Well not so fast, my clueless friend. Your line of reasoning makes sense - it's always fun when Nicholas Cage goes full Nicholas Cage, and the idea of seeing that happen in a film about child murder that's written and directed by Brian Taylor is an exciting one - but there are two pretty fundamental problems at the heart of Mom and Dad that stop it from ever being the film you think it might be. The first is simple: Nicholas Cage is the main reason that most people will want to see Mom and Dad, but there are large stretches of it that he's entirely absent from, presumably because the film doesn't have a high enough budget to pay Cage's fee throughout. The second is... a little more complicated.

You see, Mom and Dad's answer to these Cage-free stretches sees it taking the premise seriously and showing us what a world in which parents suddenly want to murder their children might be like, which at least at first really works. There are scenes early on that are genuinely fantastic, easily building tension and ramping up the threat as the camera pans over a dead-eyed, zombie-like horde of parents waiting outside the room in which their children are taking exams, or gathering at the gates of the local school while attempting to lure their young children to their deaths with promises of ice cream and toys. But when the tension snaps and all hell breaks loose, one thing quickly becomes apparent: at some point during production, someone suddenly realised that you simply can't show innocent children being brutally murdered on-screen by their parents.
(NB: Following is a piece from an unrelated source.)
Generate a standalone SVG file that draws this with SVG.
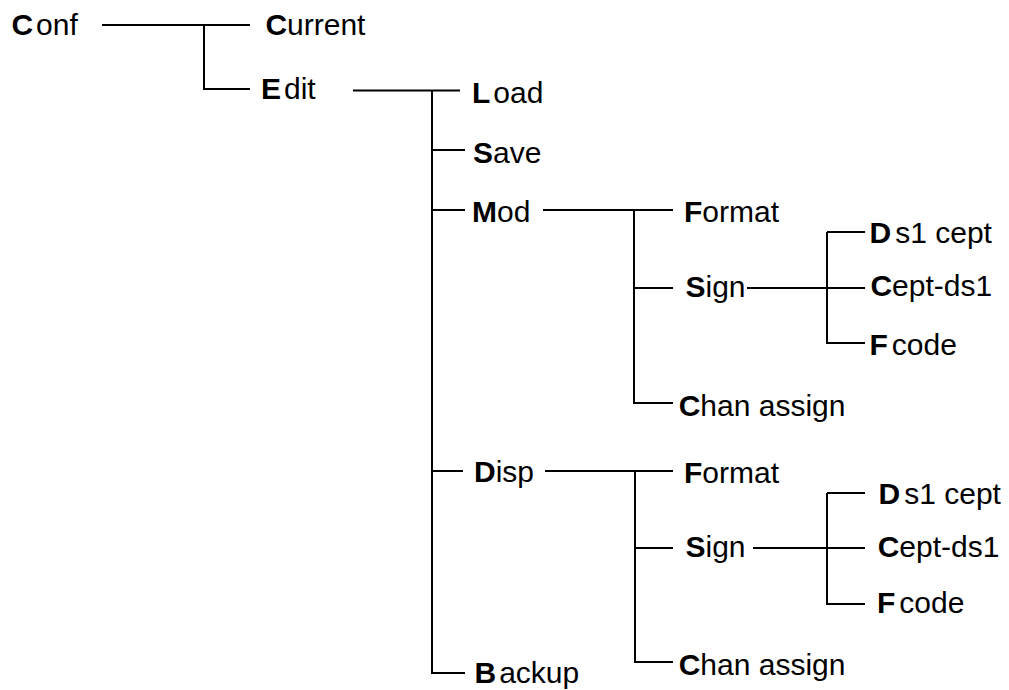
<svg xmlns="http://www.w3.org/2000/svg" width="1009" height="690" viewBox="0 0 1009 690">
  <style>
    text { font-family: "Liberation Sans", Arial, sans-serif; font-size: 30px; fill: #000; }
    .k { font-weight: bold; }
    .wire { fill: none; stroke: #000; stroke-width: 2; }
  </style>
  <rect width="1009" height="690" fill="#fff"/>

  <!-- connectors -->
  <g id="connectors" class="wire">
    <path d="M102 25H250M204 25V89H250"/>
    <path d="M353 90.5H460M432 90.5V673H465M432 150H465M432 210H465M432 471H463"/>
    <path d="M543 210H673M634 210V403H673M634 288H673"/>
    <path d="M747 288H865M827 232V343H865M827 232H865"/>
    <path d="M545 471H673M635 471V662H673M635 548H673"/>
    <path d="M753 548H865M827 493V604H865M827 493H865"/>
  </g>

  <!-- menu entries: the bold letter is the hot key -->
  <g id="conf"><text x="11.4" y="35"><tspan class="k">C</tspan><tspan dx="3">onf</tspan></text></g>
  <g id="current"><text x="265.4" y="35"><tspan class="k">C</tspan>urrent</text></g>
  <g id="edit"><text x="261" y="99"><tspan class="k">E</tspan><tspan dx="3">dit</tspan></text></g>
  <g id="load"><text x="472" y="103"><tspan class="k">L</tspan><tspan dx="3">oad</tspan></text></g>
  <g id="save"><text x="473" y="163"><tspan class="k">S</tspan>ave</text></g>
  <g id="mod"><text x="472" y="222"><tspan class="k">M</tspan>od</text></g>
  <g id="disp"><text x="474" y="482"><tspan class="k">D</tspan>isp</text></g>
  <g id="backup"><text x="474.5" y="683"><tspan class="k">B</tspan><tspan dx="3">ackup</tspan></text></g>

  <g id="mod-format"><text x="684" y="222"><tspan class="k">F</tspan>ormat</text></g>
  <g id="mod-sign"><text x="685.5" y="297"><tspan class="k">S</tspan>ign</text></g>
  <g id="mod-chan"><text x="678.7" y="416"><tspan class="k">C</tspan>han assign</text></g>
  <g id="mod-ds1"><text x="869.5" y="243"><tspan class="k">D</tspan><tspan dx="4">s1 cept</tspan></text></g>
  <g id="mod-cept"><text x="870.4" y="296"><tspan class="k">C</tspan>ept-ds1</text></g>
  <g id="mod-fcode"><text x="869.5" y="355"><tspan class="k">F</tspan><tspan dx="4">code</tspan></text></g>

  <g id="disp-format"><text x="684" y="483"><tspan class="k">F</tspan>ormat</text></g>
  <g id="disp-sign"><text x="685.5" y="557"><tspan class="k">S</tspan>ign</text></g>
  <g id="disp-chan"><text x="678.7" y="675"><tspan class="k">C</tspan>han assign</text></g>
  <g id="disp-ds1"><text x="878.5" y="504"><tspan class="k">D</tspan><tspan dx="4">s1 cept</tspan></text></g>
  <g id="disp-cept"><text x="877.7" y="557"><tspan class="k">C</tspan>ept-ds1</text></g>
  <g id="disp-fcode"><text x="877" y="613"><tspan class="k">F</tspan><tspan dx="4">code</tspan></text></g>
</svg>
You can imply it, and you can threaten the audience with it, but actually showing it would be a step too far - which places Mom and Dad, a film explicitly about child murder, in something of an uncomfortable position.

The result? A film that's (quite rightly) unwilling to commit to its premise but doesn't really have anything else to offer, making it not just tasteless but also oddly toothless as well. There is just one exception to this uncomfortable compromise, a scene in which Selma Blair's Kendall (the titular Mom) tries to stop her sister from crushing her new born baby to death - and it's so deeply harrowing that I was angry for the rest of the movie for having been forced to go through it, handily proving my point that while people might think they want to see what Mom and Dad sets out to offer, they really don't.

Which means it's only really in the last twenty minutes or so of its relatively short 87 minute running time (which feels a lot longer) that Mom and Dad becomes the bizarre and over-the-top Nicholas Cage movie that we all expected it would be. In fairness, I'd be lying if I said that this section didn't manage to put a smile on my face, a reverse-Home Alone scenario that everyone seems to having a lot of fun with and includes what may well be Nicholas Cage's biggest, loudest performance in years (at one point we watch as he destroys a pool table with a sledgehammer while singing the Hokey-Cokey, for God's sake), but you still have to wonder if this short section can really make up for the at times shocking but mostly just quite boring hour that preceded it, especially when it feels like it may as well come from a different film entirely.

Put it this way: you can make a film in which Nicholas Cage goes full Nicholas Cage, barking like a dog as he chases his son around the house in attempt to murder him while Erasure's "Chains of Love" plays in the background. And you can make a film that contains the aforementioned newborn baby crushing scene, even if you probably shouldn't. But it would take a masterful film-maker to make these scenes work together as part of the same movie, and with all the will in the world, that's just not Brian Taylor. Entertaining at times? Yes, and almost enough to trick you into thinking you've been entertained consistently throughout. But ultimately, while we knew from the off that Mom and Dad was never going to be a genuinely good film, it doesn't even have the good grace to be entertainingly bad - and with a premise like this, that's pretty inexcusable.